Between 1835 and 1840 he standardized the company product line of watches, then making 350 watches per year, and diversified into scientific instruments, electrical devices, recording instruments, an electric thermometer, telegraph instruments and electrically synchronized clocks. With Alphonse Foy, in 1842 he developed the Foy-Breguet telegraph, an electrical needle telegraph to replace the optical telegraph system then in use. and a later step-by-step telegraph system (1847) was applied to French railways and exported to Japan. He observed in 1847 that small wires could be used to protect telegraph installations from lightning, the ancestor of the fuse.

In 1850 he manufactured a rotating mirror used by Hippolyte Fizeau to measure the relative speed of light in air and water.

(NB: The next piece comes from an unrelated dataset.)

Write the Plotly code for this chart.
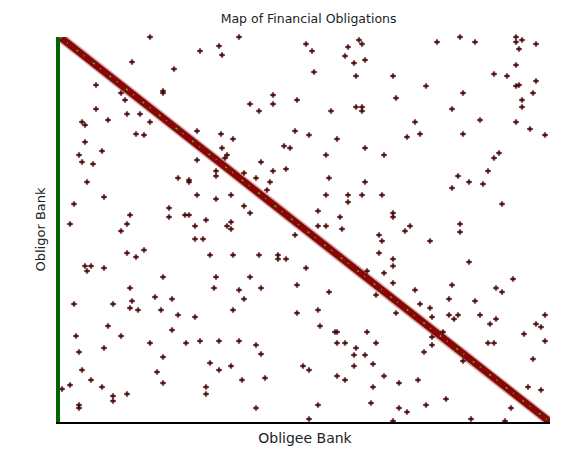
import plotly.graph_objects as go

# Matrix size (obligee index along x, obligor index along y)
n_obligee = 490
n_obligor = 385

# Off-diagonal obligations: (obligee index, obligor index)
obligee = [
    90, 179, 159, 162, 140, 72, 114, 36, 103, 103, 61, 65, 213, 237, 190, 213, 199, 36, 67, 80,
    22, 25, 48, 90, 76, 84, 235, 137, 161, 173, 25, 42, 224, 230, 19, 22, 33, 162, 167, 165,
    137, 201, 213, 226, 156, 156, 184, 196, 118, 129, 129, 210, 27, 44, 137, 171, 207, 156, 14, 184,
    190, 109, 109, 70, 125, 129, 146, 171, 171, 167, 67, 10, 135,
    246, 252, 254, 299, 302, 288, 285, 294, 305, 296, 333, 377, 400, 415, 456, 456, 462, 476, 459, 456,
    434, 447, 476, 456, 459, 473, 462, 462, 403, 366, 336, 392, 420, 456, 470, 485, 403, 355, 360, 347,
    271, 296, 302, 302, 249, 277, 305, 324, 266, 269, 305, 266, 288, 302, 322, 288, 258, 280, 333, 333,
    258, 266, 282, 350, 400, 439, 434, 428, 398, 409, 423, 392, 442,
    61, 135, 143, 235, 67, 76, 84, 25, 31, 27, 44, 150, 173, 199, 218, 218, 226, 103, 156, 190,
    70, 154, 179, 201, 237, 14, 53, 72, 70, 78, 95, 112, 101, 184, 173, 118, 135, 237, 48, 16,
    61, 112, 44, 19, 90, 126, 140, 159, 179, 196, 201, 103, 22, 31, 10, 2, 42, 53, 53, 67,
    97, 103, 150, 159, 171, 182, 205, 146, 146, 19, 19, 196, 243,
    319, 322, 319, 345, 370, 400, 409, 333, 333, 246, 307, 324, 333, 453, 392, 436, 442, 355, 316, 269,
    389, 415, 360, 370, 336, 372, 389, 398, 394, 420, 436, 430, 485, 476, 481, 485, 464, 258, 260, 275,
    277, 307, 277, 285, 316, 296, 294, 305, 294, 313, 249, 277, 285, 324, 313, 339, 358, 364, 372, 383,
    372, 403, 428, 434, 473, 468, 481, 386, 366, 258, 311, 339, 347, 451, 249, 333, 411, 445,
]
obligor = [
    0, 0, 9, 18, 14, 25, 32, 48, 54, 56, 56, 63, 58, 63, 67, 67, 74, 72, 77, 77,
    85, 88, 83, 85, 97, 98, 94, 94, 97, 102, 105, 114, 109, 111, 118, 125, 127, 111, 118, 121,
    123, 125, 134, 132, 134, 139, 136, 141, 141, 143, 145, 145, 145, 160, 158, 158, 153, 162, 167, 169,
    176, 171, 180, 178, 178, 178, 183, 185, 192, 189, 187, 187, 189,
    7, 14, 35, 3, 7, 10, 19, 26, 23, 39, 39, 5, 0, 5, 0, 5, 3, 7, 12, 28,
    37, 39, 44, 49, 48, 56, 63, 70, 56, 49, 61, 72, 83, 85, 92, 98, 97, 85, 97, 100,
    74, 70, 70, 74, 98, 102, 111, 118, 118, 141, 145, 158, 158, 158, 158, 165, 174, 180, 176, 180,
    189, 189, 192, 189, 187, 116, 121, 134, 139, 145, 147, 151, 167,
    194, 202, 202, 198, 216, 220, 213, 229, 229, 234, 231, 218, 218, 218, 218, 222, 222, 240, 240, 240,
    251, 251, 253, 251, 248, 267, 267, 264, 271, 273, 260, 262, 273, 262, 273, 278, 280, 276, 289, 299,
    299, 293, 311, 315, 306, 306, 304, 304, 304, 308, 317, 320, 333, 343, 348, 352, 350, 359, 364, 357,
    335, 346, 326, 333, 329, 343, 341, 350, 357, 368, 371, 371, 329,
    198, 204, 216, 194, 204, 195, 225, 222, 229, 231, 234, 236, 246, 242, 248, 251, 255, 253, 258, 255,
    262, 264, 267, 271, 276, 280, 278, 278, 282, 278, 282, 287, 278, 287, 290, 304, 297, 273, 289, 295,
    295, 295, 306, 306, 306, 311, 318, 318, 329, 327, 333, 339, 343, 339, 350, 346, 343, 315, 308, 295,
    300, 324, 306, 306, 322, 350, 353, 362, 368, 368, 366, 371, 375, 371, 382, 384, 382, 384,
]

# Diagonal (self/neighbour obligations) from first to last bank
diag_obligee = [0, n_obligee]
diag_obligor = [0, n_obligor]

fig = go.Figure()

# Diagonal band: soft edge, dark-red core and green specks
fig.add_trace(go.Scatter(x=diag_obligee, y=diag_obligor, mode="lines",
                         line=dict(color="rgba(175,80,80,0.45)", width=10),
                         hoverinfo="skip", showlegend=False, cliponaxis=False))
fig.add_trace(go.Scatter(x=diag_obligee, y=diag_obligor, mode="lines",
                         line=dict(color="rgb(138,6,6)", width=7),
                         hoverinfo="skip", showlegend=False, cliponaxis=False))
fig.add_trace(go.Scatter(x=diag_obligee, y=diag_obligor, mode="lines",
                         line=dict(color="rgb(30,210,30)", width=1.5, dash="2px,7px,1px,11px"),
                         hoverinfo="skip", showlegend=False, cliponaxis=False))

# Off-diagonal points: soft halo then small cross
fig.add_trace(go.Scatter(x=obligee, y=obligor, mode="markers",
                         marker=dict(symbol="circle", size=5, color="rgba(160,90,100,0.45)",
                                     line=dict(width=0)),
                         hoverinfo="skip", showlegend=False, cliponaxis=False))
fig.add_trace(go.Scatter(x=obligee, y=obligor, mode="markers",
                         marker=dict(symbol="cross-thin", size=4,
                                     line=dict(color="rgb(60,0,0)", width=1.3)),
                         showlegend=False, cliponaxis=False))

font_family = "DejaVu Sans, Verdana, sans-serif"
# The page body has an 8px default margin, so the figure is sized to fit inside it.
fig.update_layout(
    width=578, height=467, autosize=False,
    paper_bgcolor="white", plot_bgcolor="white",
    margin=dict(l=52, r=36, t=29, b=53),
    title=dict(text="Map of Financial Obligations", x=0.52, xanchor="center",
               y=1 - 11 / 467, yanchor="middle",
               font=dict(family=font_family, size=12.5, color="#222")),
    xaxis=dict(range=[0, n_obligee], showgrid=False, zeroline=False,
               showticklabels=False, ticks="", showline=True,
               linecolor="black", linewidth=2,
               title=dict(text="Obligee Bank", standoff=10,
                          font=dict(family=font_family, size=14, color="#222"))),
    yaxis=dict(range=[n_obligor, 0], showgrid=False, zeroline=False,
               showticklabels=False, ticks="", showline=True,
               linecolor="rgb(0,100,0)", linewidth=4,
               title=dict(text="Obligor Bank", standoff=8,
                          font=dict(family=font_family, size=13, color="#222"))),
)

fig.write_html("out.html")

In 1856 he designed a public network of synchronized electric clocks for the center of Lyon. In 1866 he patented an electric clock controlled by a 100 Hz tuning fork.

In 1870 he transferred the leadership of the company to Edward Brown. Breguet then focused entirely on the telegraph and the nascent field of telecommunications. He collaborated in the development of an induction coil, later improved by Heinrich Ruhmkorff.

In terms of honors, in 1843 he was appointed to the Bureau of Longitudes. In 1845 Breguet was awarded the Legion d'Honneur. He was made a member of the French Academy of Sciences in 1874, and was elevated to Officer of the Legion d'Honneur in 1877. He is one of the 72 French scientists whose names are written around the base of the Eiffel Tower.

Breguet was married and had one son Antoine (1851–1882) who also joined the family electrical business. With his son, he met Alexander Graham Bell and obtained a license to manufacture Bell telephones for the French market. He was the grandfather of Louis Charles Breguet and the uncle of Sophie Berthelot.